The same memorandum also implemented passed revisions to the Principles of Federal Prosecution of Business Organizations in an attempt to strengthen the U.S. Department of Justice’s ability to investigate corporations, executives and employees when companies are charged with crimes.
Yahoo News reports that in spite of the fact that this policy has been in place for seven years, there are those in the U.S. Government who believe there is still not enough executive accountability when a charge of wrongdoing is brought against a corporation.
Guidelines focus on employees
According to the New York Times, the U.S. Department of Justice recently issued new guidelines that place the focus of criminal investigations on employees first, rather than on the corporation as a whole. The new rules will prevent companies from receiving settlements when they do not cooperate with investigators. Without settlements, corporations engaged in criminal activities would have to pay billions of dollars in reparations.
In the past, corporations have used tactics, such as withholding evidence, to protect employees from indictment, and the Justice Department has reached settlements with these companies without insisting that the information be provided first.
Justice not guaranteed
The new rules have received criticism on a number of fronts. For example, some believe that previous precedents where plea bargains were accepted have weakened the potential for effectiveness. In the past, many corporate employees who were charged with crimes still did not receive a prison sentence. This could be an indication that identifying a responsible person in white-collar crime cases will ultimately not make a difference.
While the deputy attorney general, who authored the revisions, insists that the Justice Department will not allow this to happen, many question the department’s ability to discover the responsible parties in these cases. Others have pointed out that it will not be difficult for executives to escape prosecution by offering up scapegoats.

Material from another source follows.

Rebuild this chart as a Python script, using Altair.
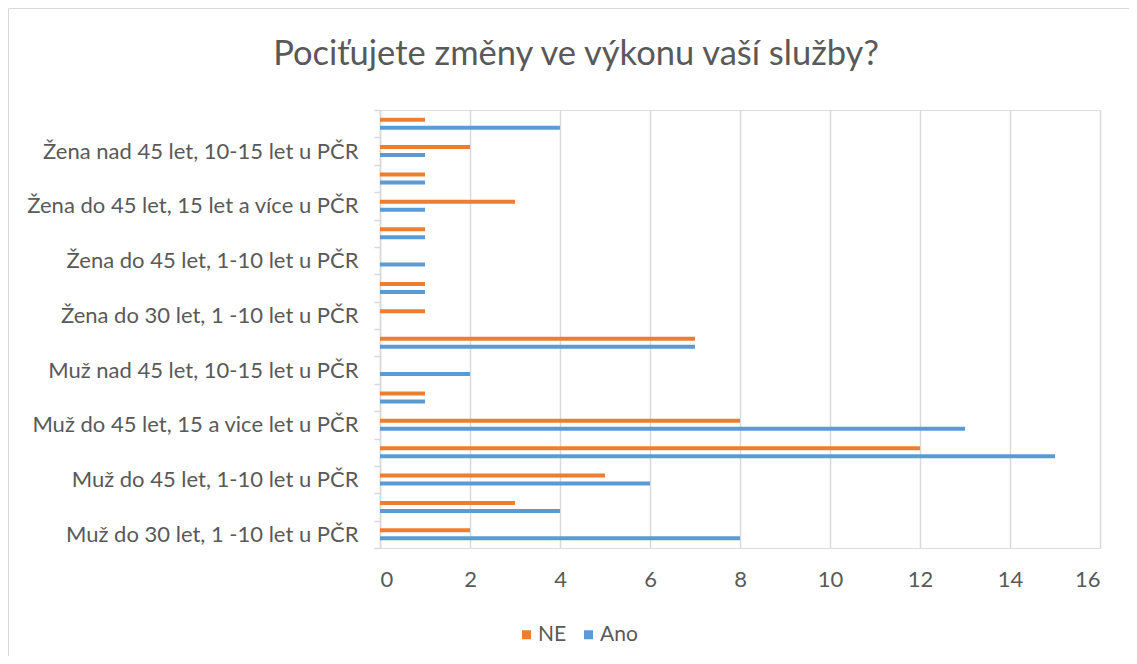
import altair as alt
import pandas as pd

# categories, bottom to top as in the reference
categories = [
    "Muž do 30 let, 1 -10 let u PČR",
    "Muž do 30 let, 10-15 let u PČR",
    "Muž do 45 let, 1-10 let u PČR",
    "Muž do 45 let, 10-15 let u PČR",
    "Muž do 45 let, 15 a vice let u  PČR",
    "Muž nad 45 let, 1-10 let u PČR",
    "Muž nad 45 let, 10-15 let u PČR",
    "Muž nad 45 let, 15 a více let u PČR",
    "Žena do 30 let, 1 -10 let u PČR",
    "Žena do 30 let, 10-15 let u PČR",
    "Žena do 45 let, 1-10 let u PČR",
    "Žena do 45 let, 10-15 let u PČR",
    "Žena do 45 let, 15 let a více u  PČR",
    "Žena nad 45 let, 1-10 let u PČR",
    "Žena nad 45 let, 10-15 let u PČR",
    "Žena nad 45 let, 15 let a více u PČR",
]
shown_labels = categories[0::2]

ne_values = [2, 3, 5, 12, 8, 1, 0, 7, 1, 1, 0, 1, 3, 1, 2, 1]
ano_values = [8, 4, 6, 15, 13, 1, 2, 7, 0, 1, 1, 1, 1, 1, 1, 4]

series = ["NE", "Ano"]
colors = ["#ED7D31", "#5B9BD5"]
title_text = "Pociťujete změny ve výkonu vaší služby?"

rows = []
for c, ne, ano in zip(categories, ne_values, ano_values):
    rows.append({"kategorie": c, "serie": "NE", "hodnota": ne})
    rows.append({"kategorie": c, "serie": "Ano", "hodnota": ano})
df = pd.DataFrame(rows)

FONT = "Lato"
GRAY = "#595959"

label_expr = "indexof(" + str(shown_labels).replace('"', "'") + ", datum.value) >= 0 ? datum.value : ''"

bars = alt.Chart(df).mark_bar(size=4).encode(
    x=alt.X("hodnota:Q",
            scale=alt.Scale(domain=[0, 16], nice=False),
            axis=alt.Axis(values=list(range(0, 17, 2)), title=None, domain=False,
                          ticks=False, grid=True, gridColor="#D9D9D9", gridWidth=1.5,
                          labelFont=FONT, labelFontSize=22, labelColor=GRAY,
                          labelPadding=21)),
    y=alt.Y("kategorie:N", sort=categories[::-1],
            scale=alt.Scale(paddingInner=0, paddingOuter=0),
            axis=alt.Axis(title=None, labelExpr=label_expr, tickBand="extent",
                          domainColor="#D9D9D9", domainWidth=1.5,
                          tickColor="#D9D9D9", tickWidth=1.5, tickSize=6,
                          labelFont=FONT, labelFontSize=22, labelColor=GRAY,
                          labelPadding=16, labelLimit=400, grid=False)),
    yOffset=alt.YOffset("serie:N", sort=series,
                        scale=alt.Scale(paddingInner=0.5, paddingOuter=0.96)),
    color=alt.Color("serie:N", sort=series,
                    scale=alt.Scale(domain=series, range=colors),
                    legend=alt.Legend(title=None, orient="none", direction="horizontal",
                                      legendX=136, legendY=514,
                                      symbolType="square", symbolSize=81,
                                      labelFont=FONT, labelFontSize=21, labelColor=GRAY,
                                      columnPadding=11, labelOffset=1)),
)

border = alt.Chart(pd.DataFrame({"b": [0]})).mark_rect(
    fill=None, stroke="#D9D9D9", strokeWidth=1
).encode(
    x=alt.value(-371.5), x2=alt.value(749.5),
    y=alt.value(-101.5), y2=alt.value(546.5),
)

title = alt.Chart(pd.DataFrame({"t": [title_text]})).mark_text(
    font=FONT, fontSize=34.5, color=GRAY, align="center", baseline="alphabetic"
).encode(
    text="t:N", x=alt.value(196), y=alt.value(-45),
)

chart = alt.layer(border, bars, title).properties(
    width=720, height=438,
    autosize=alt.AutoSizeParams(type="none"),
    padding={"left": 372, "top": 102, "right": 29, "bottom": 108},
).configure_view(stroke=None).configure(background="white")

chart.save("out.html", embed_options={"renderer": "svg", "actions": False})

It remains to be seen whether these changes will make a practical difference in the way that the Department of Justice handles white collar crime. However, new policies could affect employees who would not otherwise be involved when charges are brought against companies in South Carolina. A criminal law attorney who is familiar with new policies and regulations may be able to provide legal assistance to those who find themselves under investigation for white-collar crimes.